The US government has directly briefed Apple, Nvidia, and AMD CEOs that China could invade Taiwan by 2027. For the semiconductor industry, this isn't just a geopolitical crisis - it's an existential threat that no amount of reshoring can solve in time.
According to Tom's Hardware, Apple CEO Tim Cook told colleagues he now sleeps "with one eye open" after the briefing. It's an uncharacteristically candid admission from an executive who's spent years carefully navigating US-China tensions.
The TSMC Dependency Problem
Here's the nightmare scenario keeping chip executives awake: TSMC in Taiwan manufactures approximately 90% of the world's most advanced semiconductors. Every iPhone chip. Every high-end Nvidia GPU. Every AI accelerator powering data centers. Nearly all of it traces back to fabrication plants in Taiwan.

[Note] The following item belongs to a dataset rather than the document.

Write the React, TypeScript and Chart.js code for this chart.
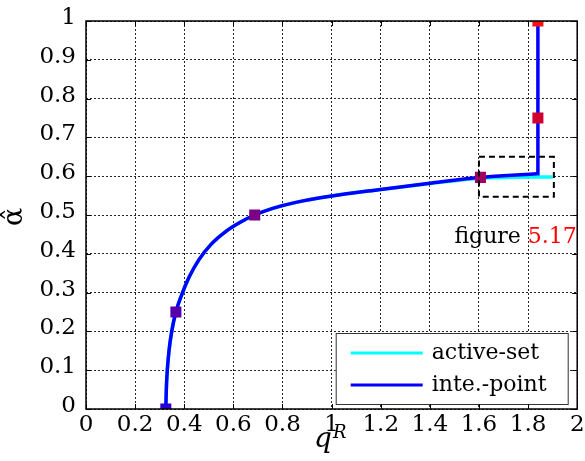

You can't just spin up alternative production capacity. Leading-edge semiconductor manufacturing requires billions in capital investment, years of process development, and expertise that exists in only a handful of places globally. TSMC's Arizona facility won't reach volume production until 2025 at the earliest, and even then it represents a fraction of Taiwan's capacity.
Why 2027 Matters
The timeline is significant. US intelligence apparently believes China's military modernization and Xi Jinping's political imperatives align around 2027 for potential military action against Taiwan. That gives tech companies roughly 18 months to solve a problem that realistically requires a decade.
Nvidia CEO Jensen Huang has been obsessively focused on TSMC's international expansion for good reason. His company's entire AI dominance depends on access to cutting-edge chip manufacturing. An invasion of Taiwan wouldn't just disrupt supply chains - it would effectively end production of advanced semiconductors for years.